The sense of helplessness that follows a tragedy is too much for us. So we fill the silence after the sirens with explanations. This is very human — until it becomes inhuman.

For some, the immediate response to events in Boston was the search for political advantage. At fault were “Islamist apologists,” or “Senate Republicans” blocking law enforcement nominees, or the sequester. “Don’t talk to me about religion of peace,” fumed one, less-than-irenic religious figure. These commentators share not an ideology but a tendency: to search the headlines, and the obituaries, for affirmations of their pre-existing beliefs.

Those of us who comment for a living understand the temptation. When your blood is up, it is easy to cross lines that are difficult to uncross. Twitter is not a medium that encourages reflection.

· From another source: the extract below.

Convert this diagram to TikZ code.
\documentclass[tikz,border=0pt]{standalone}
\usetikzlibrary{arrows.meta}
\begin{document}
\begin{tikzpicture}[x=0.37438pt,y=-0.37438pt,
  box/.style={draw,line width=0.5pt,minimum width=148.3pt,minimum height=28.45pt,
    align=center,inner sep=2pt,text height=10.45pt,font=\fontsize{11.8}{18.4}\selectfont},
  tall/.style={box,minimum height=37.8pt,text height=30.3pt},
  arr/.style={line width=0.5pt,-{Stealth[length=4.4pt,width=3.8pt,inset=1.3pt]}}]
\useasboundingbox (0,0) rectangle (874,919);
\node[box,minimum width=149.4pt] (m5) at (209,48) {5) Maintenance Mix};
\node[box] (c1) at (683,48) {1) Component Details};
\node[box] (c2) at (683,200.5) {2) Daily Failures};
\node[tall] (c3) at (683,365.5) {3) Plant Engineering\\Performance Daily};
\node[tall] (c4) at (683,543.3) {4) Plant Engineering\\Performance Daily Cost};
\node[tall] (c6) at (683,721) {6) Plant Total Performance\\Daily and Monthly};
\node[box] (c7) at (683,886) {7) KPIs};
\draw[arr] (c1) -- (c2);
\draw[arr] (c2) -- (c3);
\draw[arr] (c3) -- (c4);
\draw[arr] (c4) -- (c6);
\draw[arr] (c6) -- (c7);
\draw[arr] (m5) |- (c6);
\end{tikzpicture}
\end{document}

But at the extremes, this form of politicization is hard to distinguish from desecration. It fashions the grief of others into a Hyde Park platform. “Too many people,” said Albert Camus, “now climb onto the cross merely to be seen from a greater distance, even if they have to trample somewhat on the one who has been there so long.”

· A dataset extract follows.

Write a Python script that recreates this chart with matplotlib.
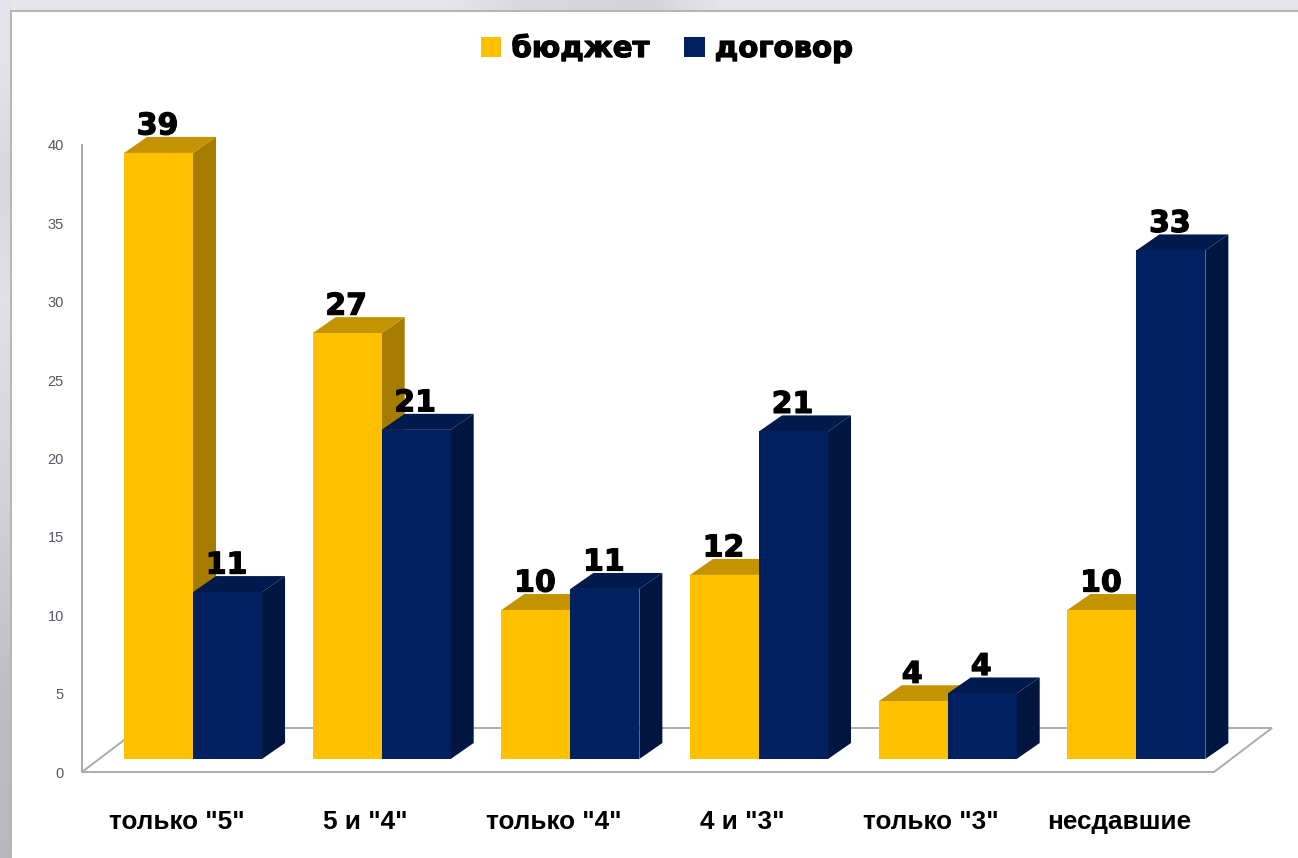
import numpy as np
import matplotlib
matplotlib.use("Agg")
import matplotlib.pyplot as plt
import matplotlib.patheffects as pe
from matplotlib.patches import Patch, Polygon, Rectangle

categories = ['только "5"', '5 и "4"', 'только "4"', '4 и "3"', 'только "3"', 'несдавшие']
budget = [38.85, 27.3, 9.55, 11.8, 3.7, 9.55]
contract = [10.7, 21.1, 10.9, 21.0, 4.2, 32.6]
series_names = ['бюджет', 'договор']
y_ticks = [0, 5, 10, 15, 20, 25, 30, 35, 40]

W, H = 1298, 858
L, R, T, B = 82, 1214, 145, 772
PX_X = (R - L) / len(categories)   # pixels per category
PX_Y = (B - T) / 40                # pixels per axis unit
BAR_SCALE = 15.6 / PX_Y
YEL = ('#FFC000', '#C49400', '#A57C00')
BLU = ('#002060', '#001A4D', '#00153F')
HEAVY = [pe.withStroke(linewidth=0.9, foreground='black')]

fig = plt.figure(figsize=(W / 100, H / 100), dpi=100, facecolor='#E4E5EA')

# window background
bg = fig.add_axes([0, 0, 1, 1], zorder=0)
bg.axis('off')
bg.set_xlim(0, W); bg.set_ylim(H, 0)
left_band = np.interp(np.arange(H), [0, 60, 180, 300, 500, 700, 858],
                      [.89, .89, .84, .88, .82, .74, .72]).reshape(-1, 1)
bg.imshow(np.dstack([left_band, left_band, left_band + .03]).clip(0, 1),
          extent=(0, 10, H, 0), aspect='auto')
top_band = np.interp(np.arange(W), [0, 440, 520, 640, 720, 1298],
                     [.90, .90, .85, .83, .90, .90]).reshape(1, -1)
bg.imshow(np.dstack([top_band, top_band, top_band + .01]).clip(0, 1),
          extent=(10, W, 10, 0), aspect='auto')
bg.add_patch(Rectangle((10.5, 10.5), W, H, fc='white', ec='#B4B4B8', lw=1.4))
bg.set_xlim(0, W); bg.set_ylim(H, 0)

ax = fig.add_axes([L / W, 1 - B / H, (R - L) / W, (B - T) / H], zorder=1)
ax.set_xlim(0, len(categories))
ax.set_ylim(0, 40)
ax.patch.set_alpha(0)
for s in ('top', 'right', 'bottom'):
    ax.spines[s].set_visible(False)
ax.spines['left'].set_color('#A6A6A6')
ax.spines['left'].set_linewidth(1.3)
ax.set_xticks([])
ax.set_yticks(y_ticks)
ax.tick_params(axis='y', length=0, pad=13, labelsize=10.5, labelcolor='#555566')
for t in ax.get_yticklabels():
    t.set_fontfamily('Liberation Sans')

# floor
fx, fy = 58 / PX_X, 44 / PX_Y
ax.add_patch(Polygon([(0, 0), (fx, fy), (len(categories) + fx, fy), (len(categories), 0)],
                     closed=True, fc='white', ec='#ABABAB', lw=1.4, clip_on=False, zorder=1))


def bar3d(x0, w, v, cols, z):
    base = 13 / PX_Y
    dx, dy = 23 / PX_X, 16 / PX_Y
    top = base + v * BAR_SCALE
    x1 = x0 + w
    kw = dict(closed=True, lw=0, clip_on=False, zorder=z)
    ax.add_patch(Polygon([(x1, base), (x1 + dx, base + dy), (x1 + dx, top + dy), (x1, top)], fc=cols[2], **kw))
    ax.add_patch(Polygon([(x0, top), (x0 + dx, top + dy), (x1 + dx, top + dy), (x1, top)], fc=cols[1], **kw))
    ax.add_patch(Rectangle((x0, base), w, top - base, fc=cols[0], lw=0, clip_on=False, zorder=z))
    ax.text(x0 + w / 2 - 1 / PX_X, top + dy + 2.5 / PX_Y, f'{v:.0f}', ha='center', va='baseline', fontsize=21.5,
            fontweight='bold', family='DejaVu Sans', color='black', clip_on=False, zorder=20,
            path_effects=HEAVY)


bw = 69 / PX_X
shift = 16.7 / PX_X
for i, cat in enumerate(categories):
    c = i + 0.5 + shift
    bar3d(c - bw, bw, budget[i], YEL, 5 + i * 2)
    bar3d(c, bw, contract[i], BLU, 6 + i * 2)
    ax.text(i + 0.5, -3.2, cat, ha='center', va='center', fontsize=18.8, fontweight='bold',
            family='Liberation Sans', color='black', clip_on=False)

handles = [Patch(fc=YEL[0], lw=0), Patch(fc=BLU[0], lw=0)]
leg = fig.legend(handles, series_names, loc='center', bbox_to_anchor=(667 / W, 1 - 49 / H), ncol=2,
                 frameon=False, handlelength=0.69, handleheight=0.7, handletextpad=0.35,
                 columnspacing=1.2, prop=dict(family='DejaVu Sans', weight='bold', size=21))
for t in leg.get_texts():
    t.set_path_effects(HEAVY)

fig.savefig('out.png', dpi=100, facecolor=fig.get_facecolor())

The Boston bombings also set off a different sort of search — not for advantage but for facts and information. This is the occupation of law enforcement, as well as the calling of journalism.

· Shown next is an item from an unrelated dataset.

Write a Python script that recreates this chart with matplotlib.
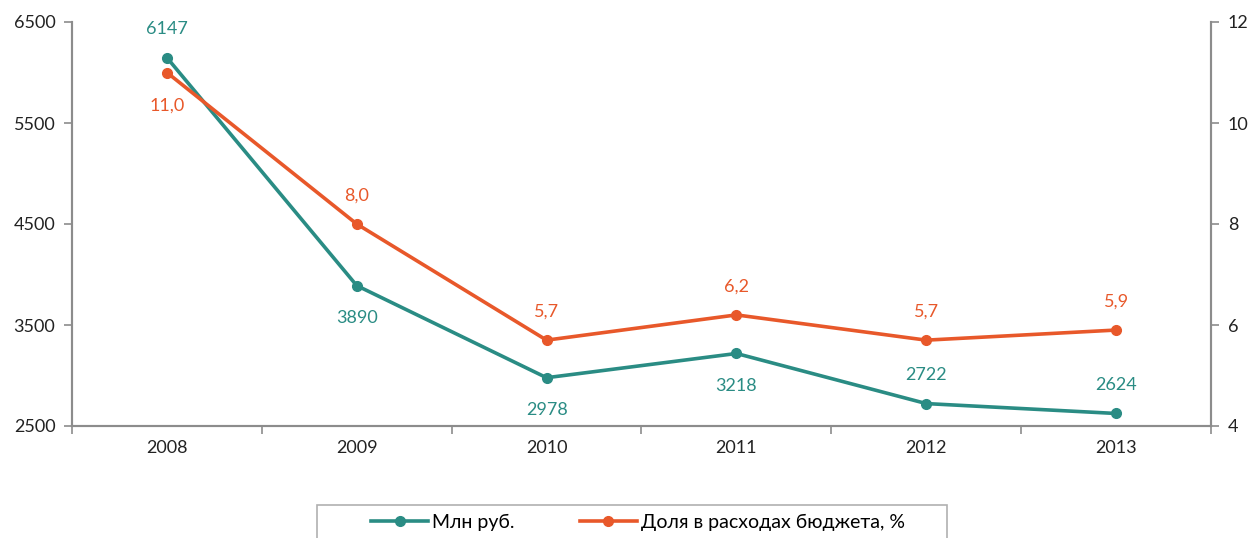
import matplotlib
matplotlib.use("Agg")
import matplotlib.pyplot as plt
from matplotlib.patches import Rectangle

years = ["2008", "2009", "2010", "2011", "2012", "2013"]
mln_rub = [6147, 3890, 2978, 3218, 2722, 2624]
share = [11.0, 8.0, 5.7, 6.2, 5.7, 5.9]
mln_label_pos = ["above", "below", "below", "below", "above", "above"]
share_label_pos = ["below", "above", "above", "above", "above", "above"]

teal = "#2a8c84"
orange = "#e8582a"
grey = "#8c8c8c"
plt.rcParams['font.family'] = ['Lato', 'DejaVu Sans']

fig = plt.figure(figsize=(12.55, 5.38), dpi=100)
ax = fig.add_axes([72/1255, 1-426/538, (1211-72)/1255, (426-22)/538])
ax2 = ax.twinx()

x = list(range(len(years)))
l1, = ax.plot(x, mln_rub, color=teal, lw=2.6, marker='o', ms=7, label="Млн руб.", zorder=3)
l2, = ax2.plot(x, share, color=orange, lw=2.6, marker='o', ms=7, label="Доля в расходах бюджета, %", zorder=3)

ax.set_xlim(-0.5, 5.5)
ax.set_ylim(2500, 6500)
ax.set_yticks([2500, 3500, 4500, 5500, 6500])
ax2.set_ylim(4, 12)
ax2.set_yticks([4, 6, 8, 10, 12])
ax.set_xticks(x)
ax.set_xticklabels(years)
ax.set_xticks([i + 0.5 for i in range(-1, 6)], minor=True)

for a in (ax, ax2):
    a.spines['top'].set_visible(False)
    for s in ('left', 'right', 'bottom'):
        a.spines[s].set_color(grey)
        a.spines[s].set_linewidth(1.5)
    a.tick_params(axis='y', colors=grey, labelcolor='#222222', labelsize=13, length=6, width=1.2, pad=6)
ax.tick_params(axis='x', which='major', length=0, labelsize=13, labelcolor='#222222', pad=10)
ax.tick_params(axis='x', which='minor', length=6, width=1.2, color=grey)

for xi, v, p in zip(x, mln_rub, mln_label_pos):
    off = 20.5 if p == "above" else -23.5
    ax.annotate(f"{v}", (xi, v), xytext=(0, off), textcoords='offset points',
                ha='center', va='center', color=teal, fontsize=13)
for xi, v, p in zip(x, share, share_label_pos):
    off = 20.5 if p == "above" else -23.5
    ax2.annotate(f"{v:.1f}".replace('.', ','), (xi, v), xytext=(0, off), textcoords='offset points',
                 ha='center', va='center', color=orange, fontsize=13)

# legend box (partially cut off at bottom, as in the reference)
fig.patches.append(Rectangle((317/1255, -0.05), (947-317)/1255, 1-505/538+0.05,
                             transform=fig.transFigure, fill=False,
                             edgecolor='#b0b0b0', linewidth=1.2))
leg = fig.legend(handles=[l1, l2], loc='center', bbox_to_anchor=(638/1255, 1-522/538),
                 ncol=2, frameon=False, fontsize=14, handlelength=2.9,
                 columnspacing=3.4, handletextpad=0.2, borderaxespad=0, borderpad=0)

fig.savefig("out.png", dpi=100)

Journalists often get a bad rap, and sometimes deserve it, particularly when their desire to be first supplants their desire to get it right. But the days following a crisis or tragedy serve as a reminder of their indispensability. In the initial coverage of the Boston attacks, commentary consisted mainly of premature speculation and warnings against premature speculation. The work of a fine, methodical reporter — say Pete Williams of NBC — contributed more than the entire cast of his company’s cable network.

We have a media culture that emphasizes opinion in order to fill the 24-hour news cycle and occupy the infinite reaches of broadband. But when it mattered most in Boston, only actual journalism mattered. It is a reminder of the main direction that dependence runs: Facts without commentary lack context. Commentary without facts is a gelatinous mass of sentiment and prejudice.

This is the reason that journalism is a moral enterprise (though some who practice it would probably run screaming from the newsroom at that adjective). Truth really does set us free. The discernment of a common set of facts is the only basis for constructive, democratic disagreement. Otherwise, we inhabit fundamentally incommensurable ideological worlds, and power becomes the only way to choose among them. Undermine journalism as a profession and a vocation — which we seem in the process of doing — and something essential is lost.

Tragedy also leads to another type of search, the search for meaning in cruel and apparently random events.

One of the most terrible and revealing moments of the recent bombings was reported in The Boston Globe. When a relative of Martin Richard first heard the general news that a child had been killed, she tried to imagine the family’s pain. “Then I found out we were the family,” she said.

To those most closely affected — those, for example, who held a child for eight years and will not again — the drawing of life lessons by outsiders will seem trivial or callous.

But other families will feel the shock of familiarity — recalling a school shooting, a hospital cancer ward or a sudden accident. A tragedy makes communal what most of us face in isolation — a loss that can’t be reconciled with justice. The news breaks, and we stare into the abyss together.

It is true, even if trivial, that tragedy, loss and nobility are often knit in the same fabric. And many in this circumstance turn to faith, not out of arrogant certainty (which life usually breaks in one way or another) but out of fear of the terrible alternative: that the innocent suffer and the universe is indifferent. Such faith is not the opposite of doubt, but haunted by it and inseparable from it. It is the cry to an absent God.

We spend most of our days in denial, until the day it is no longer possible. The options are relatively simple: Either death is final, or love is final. “You wanted justice, didn’t you?” says J.B.’s wife in Archibald MacLeish’s play. “There isn’t any. ... Only love.”